What is needed: Starting at the top of the listing, extract every line up to and including the one with "const openVelocity = [61, -117, 385, 201, 514];". Pictures stay out of the copy.

(Plotting code records)

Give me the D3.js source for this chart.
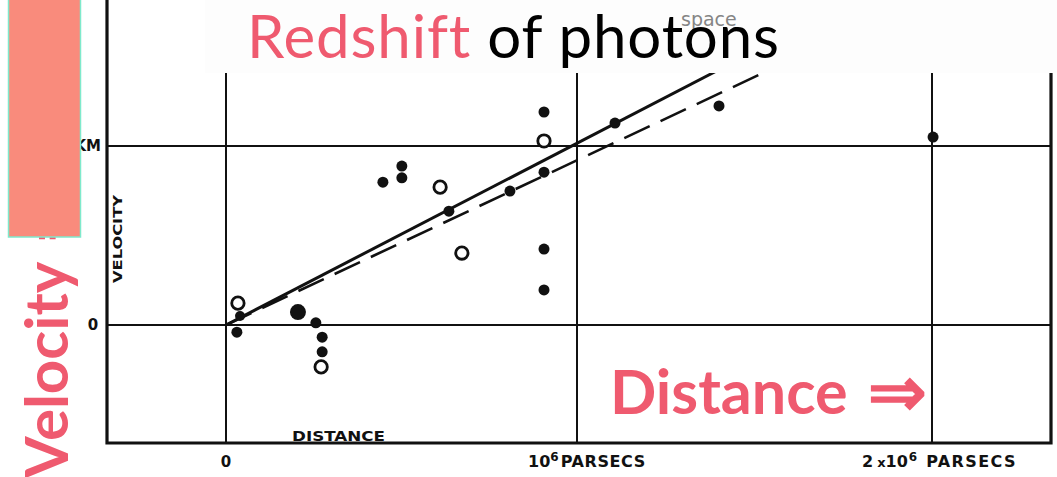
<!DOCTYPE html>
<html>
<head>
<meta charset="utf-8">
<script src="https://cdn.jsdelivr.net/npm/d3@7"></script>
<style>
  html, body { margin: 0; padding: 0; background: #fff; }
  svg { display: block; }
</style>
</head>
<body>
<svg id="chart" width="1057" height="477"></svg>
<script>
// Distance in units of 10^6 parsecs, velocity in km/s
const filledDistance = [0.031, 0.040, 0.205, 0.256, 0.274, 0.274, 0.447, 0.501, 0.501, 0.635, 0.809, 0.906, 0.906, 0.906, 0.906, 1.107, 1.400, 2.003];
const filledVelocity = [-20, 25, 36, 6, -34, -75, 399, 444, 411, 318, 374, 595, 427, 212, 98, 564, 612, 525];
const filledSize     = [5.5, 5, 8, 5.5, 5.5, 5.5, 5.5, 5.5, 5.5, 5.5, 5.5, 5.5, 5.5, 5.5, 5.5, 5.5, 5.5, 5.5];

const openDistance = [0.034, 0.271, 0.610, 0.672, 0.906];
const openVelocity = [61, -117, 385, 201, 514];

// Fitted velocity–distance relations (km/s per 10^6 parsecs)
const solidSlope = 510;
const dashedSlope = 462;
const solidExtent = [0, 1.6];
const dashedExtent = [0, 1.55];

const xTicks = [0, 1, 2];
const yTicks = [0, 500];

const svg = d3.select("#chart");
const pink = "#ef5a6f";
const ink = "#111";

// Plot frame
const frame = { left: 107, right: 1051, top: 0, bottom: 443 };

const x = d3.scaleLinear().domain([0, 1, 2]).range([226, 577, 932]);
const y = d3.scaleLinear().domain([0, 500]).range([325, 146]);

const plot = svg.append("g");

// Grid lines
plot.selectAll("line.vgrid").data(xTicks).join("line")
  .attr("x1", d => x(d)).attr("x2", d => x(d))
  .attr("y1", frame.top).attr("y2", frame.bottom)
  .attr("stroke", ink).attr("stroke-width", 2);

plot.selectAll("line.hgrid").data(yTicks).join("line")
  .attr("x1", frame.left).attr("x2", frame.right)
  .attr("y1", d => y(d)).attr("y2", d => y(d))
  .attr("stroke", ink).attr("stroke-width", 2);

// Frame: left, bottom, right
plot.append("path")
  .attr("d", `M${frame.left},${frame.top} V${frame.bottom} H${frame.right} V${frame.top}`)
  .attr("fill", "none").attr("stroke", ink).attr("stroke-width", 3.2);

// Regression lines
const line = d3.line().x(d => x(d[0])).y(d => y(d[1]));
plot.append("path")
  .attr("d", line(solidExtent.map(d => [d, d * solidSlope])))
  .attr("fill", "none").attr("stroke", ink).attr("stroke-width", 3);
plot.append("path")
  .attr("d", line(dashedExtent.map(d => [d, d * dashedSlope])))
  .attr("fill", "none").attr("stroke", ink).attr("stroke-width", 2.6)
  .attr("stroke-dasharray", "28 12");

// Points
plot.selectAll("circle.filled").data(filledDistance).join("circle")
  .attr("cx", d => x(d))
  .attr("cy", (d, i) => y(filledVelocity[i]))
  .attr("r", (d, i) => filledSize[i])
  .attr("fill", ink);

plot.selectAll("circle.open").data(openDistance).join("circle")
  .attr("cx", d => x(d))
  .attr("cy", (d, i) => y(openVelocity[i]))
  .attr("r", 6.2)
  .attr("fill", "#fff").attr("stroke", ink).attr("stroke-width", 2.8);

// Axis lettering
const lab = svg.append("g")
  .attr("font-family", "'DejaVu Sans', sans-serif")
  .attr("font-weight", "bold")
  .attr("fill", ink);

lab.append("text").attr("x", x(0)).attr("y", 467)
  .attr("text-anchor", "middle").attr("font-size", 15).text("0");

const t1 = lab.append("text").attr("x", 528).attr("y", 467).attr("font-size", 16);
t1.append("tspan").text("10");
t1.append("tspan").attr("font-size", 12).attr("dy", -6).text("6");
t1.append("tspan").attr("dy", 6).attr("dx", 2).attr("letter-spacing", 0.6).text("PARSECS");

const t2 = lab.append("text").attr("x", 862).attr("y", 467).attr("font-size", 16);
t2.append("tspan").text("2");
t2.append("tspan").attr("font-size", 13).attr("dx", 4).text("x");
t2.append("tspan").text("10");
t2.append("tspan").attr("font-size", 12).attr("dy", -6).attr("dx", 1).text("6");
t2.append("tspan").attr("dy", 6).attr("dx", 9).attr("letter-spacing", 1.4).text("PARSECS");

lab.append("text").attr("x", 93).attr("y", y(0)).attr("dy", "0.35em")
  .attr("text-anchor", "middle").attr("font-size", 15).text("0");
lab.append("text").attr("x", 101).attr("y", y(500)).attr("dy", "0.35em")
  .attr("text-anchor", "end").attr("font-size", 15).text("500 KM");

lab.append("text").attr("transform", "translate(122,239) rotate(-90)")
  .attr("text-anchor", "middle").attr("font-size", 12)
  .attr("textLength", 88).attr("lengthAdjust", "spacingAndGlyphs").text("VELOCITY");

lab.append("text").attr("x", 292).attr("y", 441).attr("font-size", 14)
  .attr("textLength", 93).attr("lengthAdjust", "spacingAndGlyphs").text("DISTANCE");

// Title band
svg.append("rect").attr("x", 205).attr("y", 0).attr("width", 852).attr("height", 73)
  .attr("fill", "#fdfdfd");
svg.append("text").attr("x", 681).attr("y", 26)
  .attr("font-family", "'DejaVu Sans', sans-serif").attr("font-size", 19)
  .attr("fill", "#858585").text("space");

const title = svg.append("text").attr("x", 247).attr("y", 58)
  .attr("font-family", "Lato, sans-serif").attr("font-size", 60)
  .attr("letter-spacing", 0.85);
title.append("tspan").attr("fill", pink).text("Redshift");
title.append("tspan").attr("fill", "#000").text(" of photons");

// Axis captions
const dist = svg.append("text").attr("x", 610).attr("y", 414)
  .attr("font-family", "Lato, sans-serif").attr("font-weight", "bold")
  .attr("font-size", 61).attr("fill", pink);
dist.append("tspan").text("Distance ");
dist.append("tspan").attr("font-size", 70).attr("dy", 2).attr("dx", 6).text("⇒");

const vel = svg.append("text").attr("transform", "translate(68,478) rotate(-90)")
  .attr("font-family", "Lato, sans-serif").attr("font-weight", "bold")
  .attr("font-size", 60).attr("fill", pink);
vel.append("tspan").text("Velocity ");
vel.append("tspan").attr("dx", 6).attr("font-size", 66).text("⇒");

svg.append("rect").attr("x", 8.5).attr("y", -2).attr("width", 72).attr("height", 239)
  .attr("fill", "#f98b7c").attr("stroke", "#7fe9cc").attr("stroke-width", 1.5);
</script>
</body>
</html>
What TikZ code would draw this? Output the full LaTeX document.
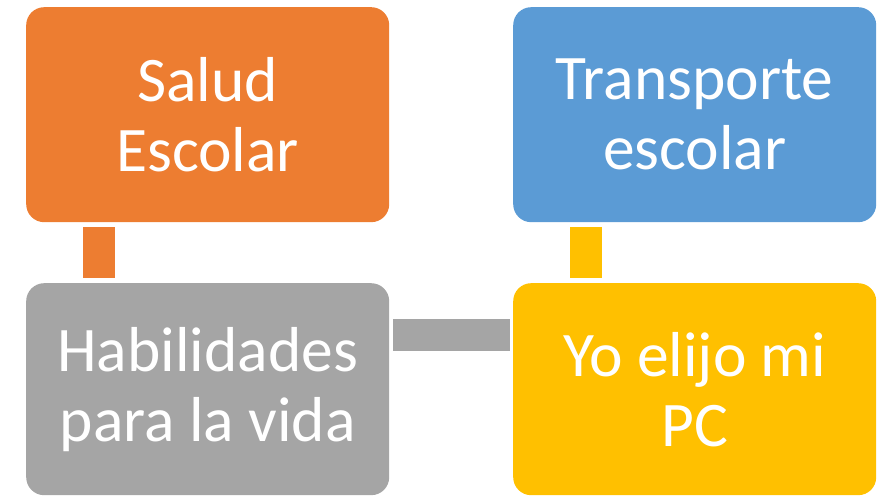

Result for this exercise:
Give me the D3.js source for this chart.
<!DOCTYPE html>
<html>
<head>
<meta charset="utf-8">
<script src="https://cdn.jsdelivr.net/npm/d3@7"></script>
<style>
  html, body { margin: 0; padding: 0; background: #fff; }
  svg { display: block; }
</style>
</head>
<body>
<svg id="chart" width="1057" height="477"></svg>
<script>
// Distance in units of 10^6 parsecs, velocity in km/s
const filledDistance = [0.031, 0.040, 0.205, 0.256, 0.274, 0.274, 0.447, 0.501, 0.501, 0.635, 0.809, 0.906, 0.906, 0.906, 0.906, 1.107, 1.400, 2.003];
const filledVelocity = [-20, 25, 36, 6, -34, -75, 399, 444, 411, 318, 374, 595, 427, 212, 98, 564, 612, 525];
const filledSize     = [5.5, 5, 8, 5.5, 5.5, 5.5, 5.5, 5.5, 5.5, 5.5, 5.5, 5.5, 5.5, 5.5, 5.5, 5.5, 5.5, 5.5];

const openDistance = [0.034, 0.271, 0.610, 0.672, 0.906];
const openVelocity = [61, -117, 385, 201, 514];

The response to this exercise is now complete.